The nuclear subsidy bill, HB 6, is now law. There is no sign of Chinese banks taking over our electric grid. I guess we’re all safe for the time being.
I’m sure you all wake up in the morning excited about the opportunities to save energy. Well, at least one legislator, Rep. Dick Stein (R-37, Norwalk), appears to think that the next steps in the energy evolution should be in the control of utilities, much of it paid for by ratepayers. This could be a good thing or a bad thing. The devil is always in the details.
Ohio deregulated electricity back in 1998 and in 2009 competition actually started to work. Generation rates will go down on average statewide by $0.002 per kilowatt hour next year. The market works much better for big customers, but many customers can save some money on electric bills by shopping or joining a government aggregation.
Part of the rules of deregulation is that utilities can’t subsidize competitive services with ratepayer money that comes from the regulated side of the business. This is intended to level the playing field between marketers and the utility subsidiaries they compete with. Utilities are also not allowed to provide services ‘behind the meter’, i.e., in your house or business. An example would be energy manager software, or controlling appliances so you run the dishwasher late at night when power is cheap.

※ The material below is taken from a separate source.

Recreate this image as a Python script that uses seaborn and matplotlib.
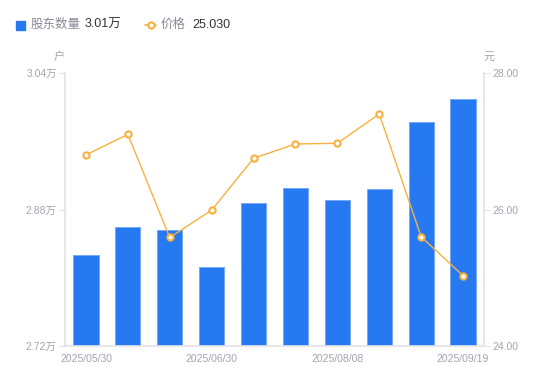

The new bill would essentially eliminate corporate separation requirements. It would let the regulated utilities get back into the generation business and require ratepayers to pay for the plants. It would also allow utilities to sell behind-the-meter products and services. The cost would be paid for, at least in part, by the ratepayers, especially the smaller customers. Oh, and the bill also commits customers to pay for economic development projects and line extensions for businesses, something gas utilities can already do.
Parts of this could be good, and parts could be bad. Traditionally, if ratepayers pay for something and the utilities make money on it – the classic example is fees cable companies pay to run wires on utility poles – that money is returned to ratepayers. This bill could create a situation where customers don’t get full credit for revenues utilities take in on something customers have paid for.
On the other hand, like it or not, climate change is real. Our clients will be the first ones affected; just look at Puerto Rico. Allowing utilities, with all the financial resources they can bring to bear, to take more control over the provision of energy services could be the best way to reduce carbon emissions cost-effectively by targeting investment in energy efficiency, demand response, and building large-scale solar, which is pretty much the cheapest power available.